■ **Written exercise**
Below are some records. Say in a single number how many of their lines include the word "matches".

(Extracted records)
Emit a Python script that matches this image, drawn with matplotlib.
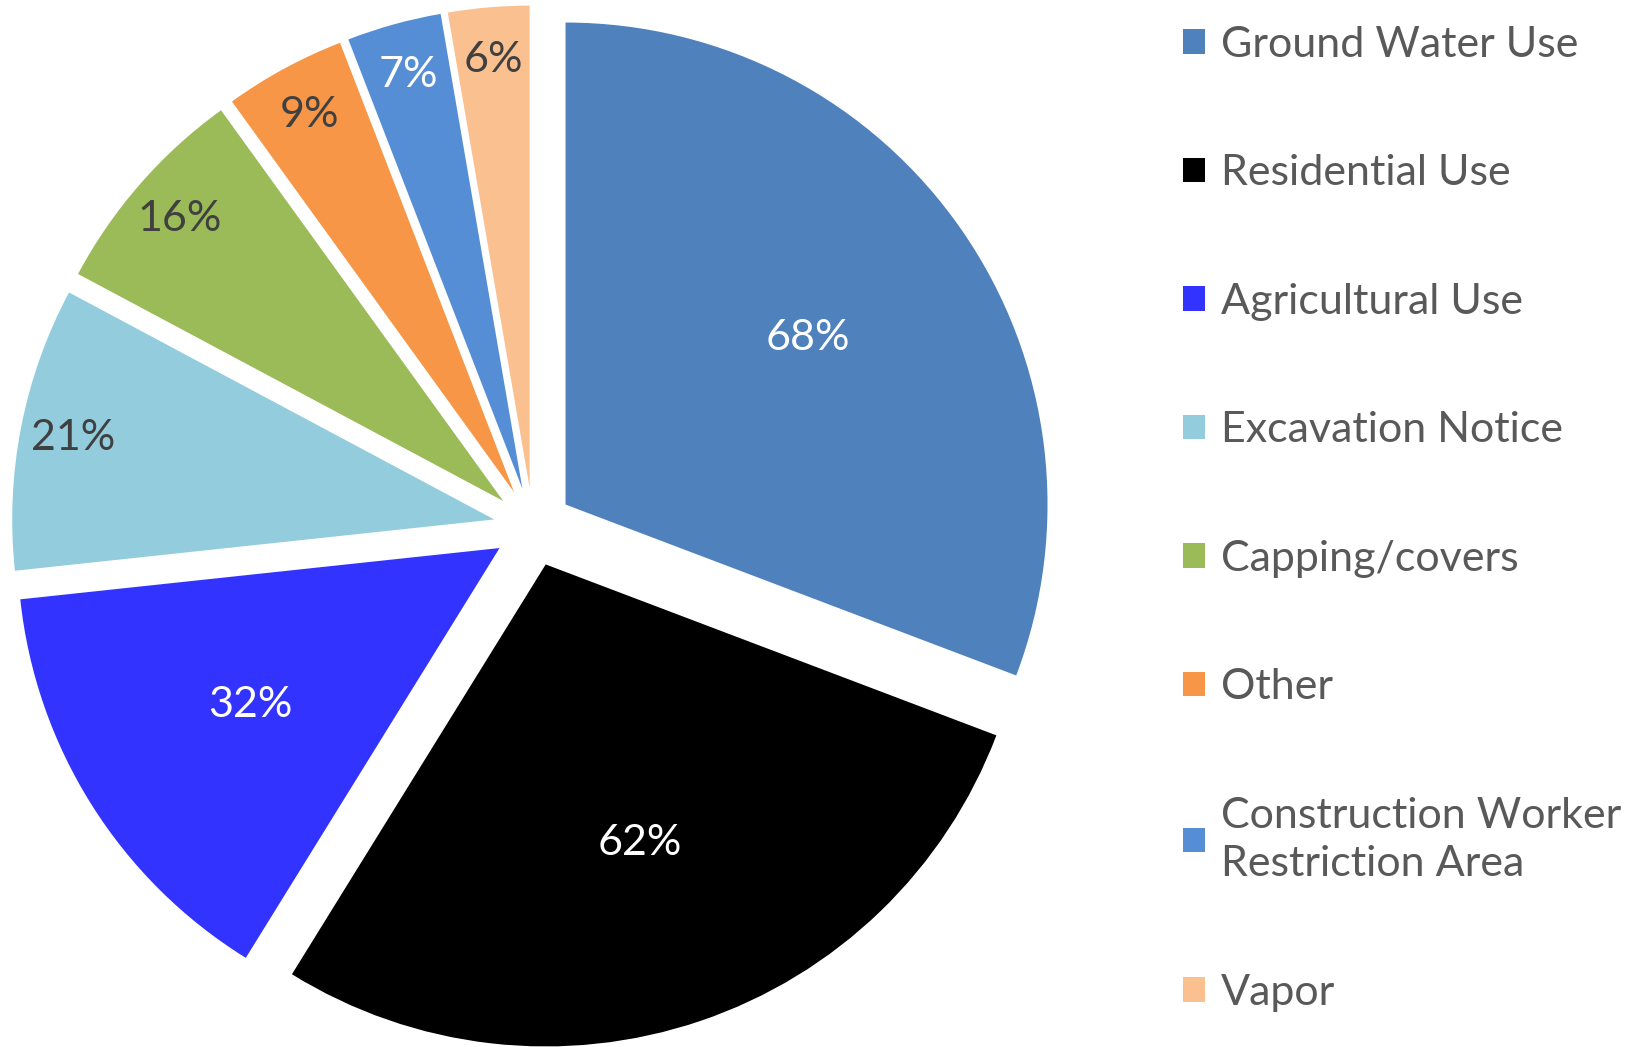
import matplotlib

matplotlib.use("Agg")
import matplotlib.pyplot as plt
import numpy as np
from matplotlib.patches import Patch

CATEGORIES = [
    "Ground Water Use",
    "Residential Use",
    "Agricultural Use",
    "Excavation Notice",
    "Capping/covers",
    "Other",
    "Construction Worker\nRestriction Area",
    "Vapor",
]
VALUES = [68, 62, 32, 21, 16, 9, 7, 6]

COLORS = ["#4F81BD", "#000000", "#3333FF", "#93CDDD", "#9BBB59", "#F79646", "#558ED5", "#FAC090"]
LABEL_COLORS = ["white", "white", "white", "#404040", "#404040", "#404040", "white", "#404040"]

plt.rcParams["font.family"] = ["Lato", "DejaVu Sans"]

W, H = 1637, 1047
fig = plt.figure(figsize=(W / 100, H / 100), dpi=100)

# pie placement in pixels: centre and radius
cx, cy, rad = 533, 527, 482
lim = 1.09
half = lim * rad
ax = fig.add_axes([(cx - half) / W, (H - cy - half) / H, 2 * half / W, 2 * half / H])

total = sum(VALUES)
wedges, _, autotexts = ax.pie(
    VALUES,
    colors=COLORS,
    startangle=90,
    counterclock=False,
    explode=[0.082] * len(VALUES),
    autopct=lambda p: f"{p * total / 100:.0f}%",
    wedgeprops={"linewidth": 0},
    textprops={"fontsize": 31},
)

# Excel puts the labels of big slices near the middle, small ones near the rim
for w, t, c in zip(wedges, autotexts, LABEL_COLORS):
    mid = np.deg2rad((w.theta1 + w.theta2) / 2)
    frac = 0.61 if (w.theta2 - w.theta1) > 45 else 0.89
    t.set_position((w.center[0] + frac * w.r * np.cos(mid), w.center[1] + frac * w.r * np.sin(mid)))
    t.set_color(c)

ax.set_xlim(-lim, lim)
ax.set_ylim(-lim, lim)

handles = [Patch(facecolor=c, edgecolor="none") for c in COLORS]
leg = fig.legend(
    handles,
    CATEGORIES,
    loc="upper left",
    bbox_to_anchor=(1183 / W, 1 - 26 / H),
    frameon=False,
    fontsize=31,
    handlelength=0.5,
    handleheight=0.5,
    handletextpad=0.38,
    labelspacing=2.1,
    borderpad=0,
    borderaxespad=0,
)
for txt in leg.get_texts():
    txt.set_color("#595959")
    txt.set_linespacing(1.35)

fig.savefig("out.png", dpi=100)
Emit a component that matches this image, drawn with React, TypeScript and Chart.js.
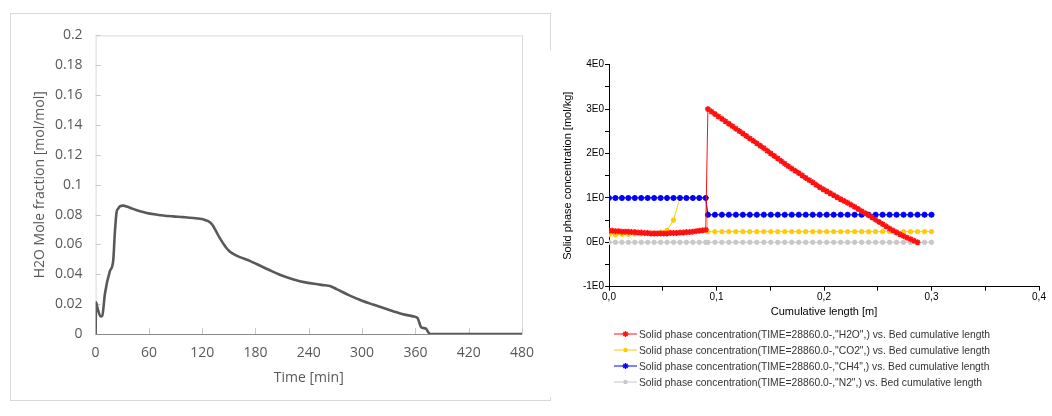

■ **Result below**
2